I didn’t quite know what to expect from Shirley Jackson. I feel like she’s often put into the thriller category, but if you encountered her alongside John Grishams and P.D. Jameses, I suspect you’d consider her misplaced. Mostly, though, I only knew it from a brief mention on The Simpsons, shortly before Homer throws the book into the fireplace. I know, I know. This is what you get from Broken Britain’s education system.
Imagine my delight, then, to find that The Lottery and other stories is a collection of carefully-crafted short story gems. Turns out that people enter the literary canon for a reason. Who knew?
Jackson’s stories have a clear theme running through them of propriety and conformity. She tackles these from lots of different angles – judgemental mothers, anxious homeowners, murderous communities. These are all brilliantly polished, mostly viewed from the perspective she knew best – city life in 40s and 50s America.
There’s a clear focus on gender here too, with the hypocrisies and dual expectations that are levied at women by their wider society carefully dictating their actions and responses. Jackson does this subtly, through the women’s mannered reactions to their situations, but the gathering weight of this sense across the bulk of the stories gradually makes itself very powerfully felt.
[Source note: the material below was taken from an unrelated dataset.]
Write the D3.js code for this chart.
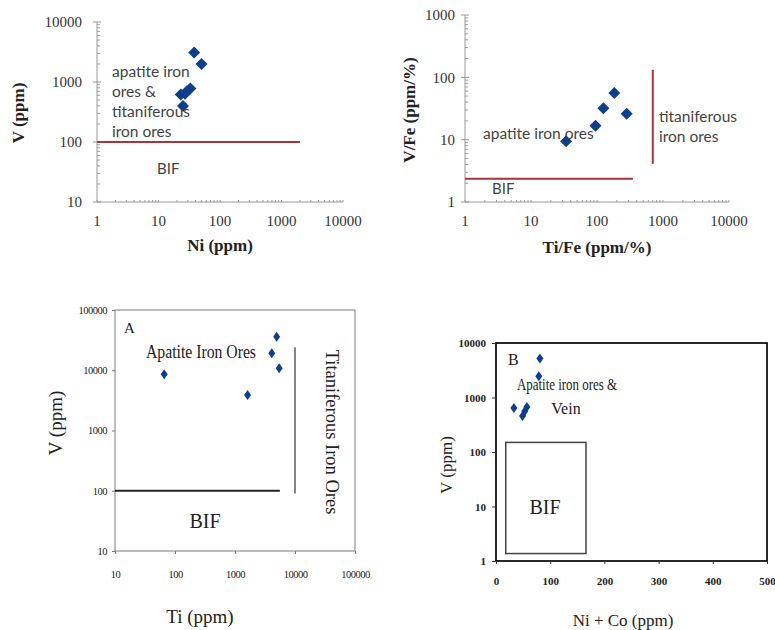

The book’s title story, The Lottery, is actually quite a departure from the style of her other stories, but it’s perhaps the clearest representation of what she’s saying in most of them. Social violence, and acceptance of it, is drawn in stark lines; everyone agrees it’s fine, when it’s not happening to them. It’s all the more powerful for its continued relevance today.
Jackson herself, while she spent time in New York and San Francisco that undoubtedly influenced her writing, was quite a reclusive woman. Ultimately it feels like she’s perhaps a little distrustful of society – and with the diamond-sharp insights she picks out in these stories, it’s hard to disagree.